Ainsi, le gouvernement central et les régions gouvernées par l'opposition incarnée par le Parti populaire (PP, droite) se renvoient la balle de la responsabilité de l'ampleur des incendies. Le 15 août, plusieurs présidents régionaux du PP dont Alfonso Fernandez Mañueco, à la tête de la région de Castille-et-Leon, ont réclamé à Madrid le déploiement de moyens militaires et logistiques supplémentaires, retrace El Pais. Deux jours plus tard, le chef de la région dénonçait sur X l'inaction du gouvernement. "Quarante-huit heures après avoir demandé au Premier ministre des ressources militaires supplémentaires pour lutter contre les incendies, nous ne les avons toujours pas reçues", a-t-il notamment écrit. Dans un autre message, il a rappelé que ces ressources avaient été demandées dès 2022 par la région, sans succès. Des manifestations se sont aussi organisées dans plusieurs localités touchées par les incendies afin de protester face au manque de moyens mis en place par les autorités, note le quotidien espagnol.

Face à ces attaques, le gouvernement a dénoncé des "polémiques artificielles pour ne pas avoir à parler de sa propre gestion", à travers la voix de la directrice générale de la Protection civile. Lors d'une conférence de presse organisée mercredi, celle-ci a également accusé certaines régions d'exiger des moyens "impossibles" et de ne pas avoir agi avec suffisamment "d'anticipation".

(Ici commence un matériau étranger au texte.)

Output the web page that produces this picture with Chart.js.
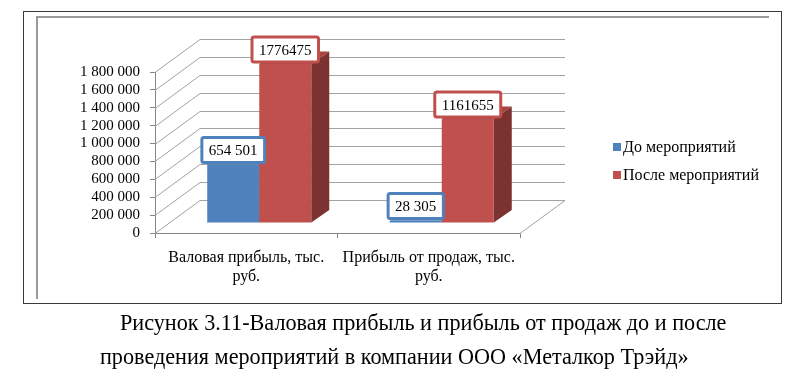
<!DOCTYPE html>
<html>
<head>
<meta charset="utf-8">
<script src="https://cdn.jsdelivr.net/npm/chart.js@4/dist/chart.umd.min.js"></script>
<style>
  html, body { margin: 0; padding: 0; background: #ffffff; }
  #wrap { position: relative; width: 800px; height: 381px; overflow: hidden; }
  canvas { position: absolute; left: 0; top: 0; }
  .cap { position: absolute; font-family: "Liberation Serif", "Times New Roman", serif; font-size: 22.2px; color: #000; white-space: nowrap; line-height: 1; }
</style>
</head>
<body>
<div id="wrap">
  <canvas id="c" width="800" height="381"></canvas>
  <div class="cap" id="cap1" style="left:120px; top:312px;">Рисунок 3.11-Валовая прибыль и прибыль от продаж до и после</div>
  <div class="cap" id="cap2" style="left:100px; top:346px;">проведения мероприятий в компании ООО «Металкор Трэйд»</div>
</div>
<script>
// ---- data ----
const categories = [["Валовая прибыль, тыс.", "руб."], ["Прибыль от продаж, тыс.", "руб."]];
const seriesNames = ["До мероприятий", "После мероприятий"];
const beforeValues = [654501, 28305];
const afterValues = [1776475, 1161655];
const yTicks = [0, 200000, 400000, 600000, 800000, 1000000, 1200000, 1400000, 1600000, 1800000];
const labelGrouped = [true, false]; // data label number style per series

// ---- styles ----
const FONT = '"Liberation Serif", "Times New Roman", serif';
const frontColors = ['#4F81BD', '#C0504D'];
const sideColors = ['#385d8a', '#7c3230'];
const topColors = ['#4674ab', '#a94440'];
const WALL = { x: 45, y: -33 };   // depth of the back wall
const SHIFT = { x: 13, y: -10 };  // front face of bars inside the box
const BD = { x: 18, y: -12.5 };   // depth of each bar
const gridColor = '#a3a3a3';

function fmtGrouped(v) { return String(v).replace(/\B(?=(\d{3})+(?!\d))/g, ' '); }

const boxPlugin = {
  id: 'box3d',
  beforeDraw(chart) {
    const ctx = chart.ctx;
    ctx.save();
    ctx.fillStyle = '#fff';
    ctx.fillRect(0, 0, chart.width, chart.height);
    ctx.strokeStyle = '#3a3a3a';
    ctx.lineWidth = 1;
    ctx.strokeRect(23.5, 11.5, 758, 292);
    ctx.strokeStyle = '#9a9a9a';
    ctx.lineWidth = 2;
    ctx.beginPath();
    ctx.moveTo(37, 299); ctx.lineTo(37, 17); ctx.lineTo(769, 17);
    ctx.stroke();
    ctx.restore();
  },
  beforeDatasetsDraw(chart) {
    const ctx = chart.ctx;
    const ys = chart.scales.y, area = chart.chartArea;
    ctx.save();
    ctx.strokeStyle = gridColor;
    ctx.lineWidth = 1;
    yTicks.forEach(v => {
      const y = Math.round(ys.getPixelForValue(v)) + 0.5;
      ctx.beginPath();
      ctx.moveTo(area.left, y);
      ctx.lineTo(area.left + WALL.x, y + WALL.y);
      ctx.lineTo(area.right + WALL.x, y + WALL.y);
      ctx.stroke();
    });
    const y0 = Math.round(ys.getPixelForValue(0)) + 0.5;
    ctx.beginPath();
    ctx.moveTo(area.right, y0);
    ctx.lineTo(area.right + WALL.x, y0 + WALL.y);
    ctx.stroke();
    ctx.restore();
  },
  // bars are drawn below (shifted into the 3D box) with the library's own elements
  beforeDatasetDraw() { return false; },
  afterDatasetsDraw(chart) {
    const ctx = chart.ctx;
    ctx.save();
    ctx.translate(SHIFT.x, SHIFT.y);
    const metas = chart.data.datasets.map((ds, i) => chart.getDatasetMeta(i));
    const nCat = chart.data.labels.length;
    for (let j = 0; j < nCat; j++) {
      metas.forEach((meta, i) => {
        const el = meta.data[j];
        const p = el.getProps(['x', 'y', 'base', 'width'], true);
        const l = p.x - p.width / 2, r = p.x + p.width / 2;
        ctx.fillStyle = sideColors[i];
        ctx.beginPath();
        ctx.moveTo(r, p.y); ctx.lineTo(r + BD.x, p.y + BD.y);
        ctx.lineTo(r + BD.x, p.base + BD.y); ctx.lineTo(r, p.base);
        ctx.closePath(); ctx.fill();
        ctx.fillStyle = topColors[i];
        ctx.beginPath();
        ctx.moveTo(l, p.y); ctx.lineTo(l + BD.x, p.y + BD.y);
        ctx.lineTo(r + BD.x, p.y + BD.y); ctx.lineTo(r, p.y);
        ctx.closePath(); ctx.fill();
        el.draw(ctx);
      });
    }
    ctx.restore();
    // data labels
    ctx.save();
    ctx.font = '15px ' + FONT;
    ctx.textAlign = 'center';
    ctx.textBaseline = 'middle';
    chart.data.datasets.forEach((ds, i) => {
      const meta = chart.getDatasetMeta(i);
      meta.data.forEach((el, j) => {
        const p = el.getProps(['x', 'y'], true);
        const v = ds.data[j];
        const txt = labelGrouped[i] ? fmtGrouped(v) : String(v);
        const w = ctx.measureText(txt).width + 14;
        const h = 25;
        const cx = p.x + SHIFT.x;
        const bottom = p.y + SHIFT.y - 2;
        const x0 = cx - w / 2, y0 = bottom - h;
        ctx.fillStyle = '#fff';
        ctx.strokeStyle = frontColors[i];
        ctx.lineWidth = 3;
        ctx.beginPath();
        ctx.roundRect(x0, y0, w, h, 2);
        ctx.fill();
        ctx.stroke();
        ctx.fillStyle = '#000';
        ctx.fillText(txt, cx, y0 + h / 2 + 1);
      });
    });
    // legend
    ctx.font = '16px ' + FONT;
    ctx.textAlign = 'left';
    chart.data.datasets.forEach((ds, i) => {
      const yc = 147 + i * 28;
      ctx.fillStyle = frontColors[i];
      ctx.fillRect(613, yc - 4, 8, 8);
      ctx.fillStyle = '#000';
      ctx.fillText(ds.label, 623, yc + 1);
    });
    ctx.restore();
  }
};

new Chart(document.getElementById('c'), {
  type: 'bar',
  data: {
    labels: categories,
    datasets: [
      { label: seriesNames[0], data: beforeValues, backgroundColor: frontColors[0] },
      { label: seriesNames[1], data: afterValues, backgroundColor: frontColors[1] }
    ]
  },
  options: {
    responsive: false,
    animation: false,
    events: [],
    categoryPercentage: 0.57,
    barPercentage: 1.0,
    layout: { padding: { left: 0, right: 280, top: 72, bottom: 0 } },
    plugins: { legend: { display: false }, tooltip: { enabled: false }, title: { display: false } },
    scales: {
      x: {
        grid: { display: true, offset: true, drawOnChartArea: false, drawTicks: true, tickLength: 5, color: '#868686' },
        border: { display: true, color: '#868686' },
        ticks: { color: '#000', font: { family: FONT, size: 16, lineHeight: 1.2 }, padding: 10, maxRotation: 0, autoSkip: false },
        afterFit(s) { s.height = 148; }
      },
      y: {
        min: 0, max: 1800000,
        afterBuildTicks(s) { s.ticks = yTicks.map(v => ({ value: v })); },
        grid: { display: true, drawOnChartArea: false, drawTicks: true, tickLength: 5, color: '#868686' },
        border: { display: true, color: '#868686' },
        ticks: { color: '#000', font: { family: FONT, size: 15 }, padding: 10, autoSkip: false, callback: v => fmtGrouped(v) },
        afterFit(s) { s.width = 155; }
      }
    }
  },
  plugins: [boxPlugin]
});
</script>
</body>
</html>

Déjà en novembre 2024, les intempéries historiques qui ont frappé la région de Valence avaient mis au jour une profonde désorganisation entre l'Etat et le gouvernement local. Dimanche, lors d'une visite en Galice, le Premier ministre, Pedro Sanchez, a ainsi annoncé le lancement d'un "pacte national face à l'urgence climatique", afin de répondre aux crises de manière "unifiée et coordonnée".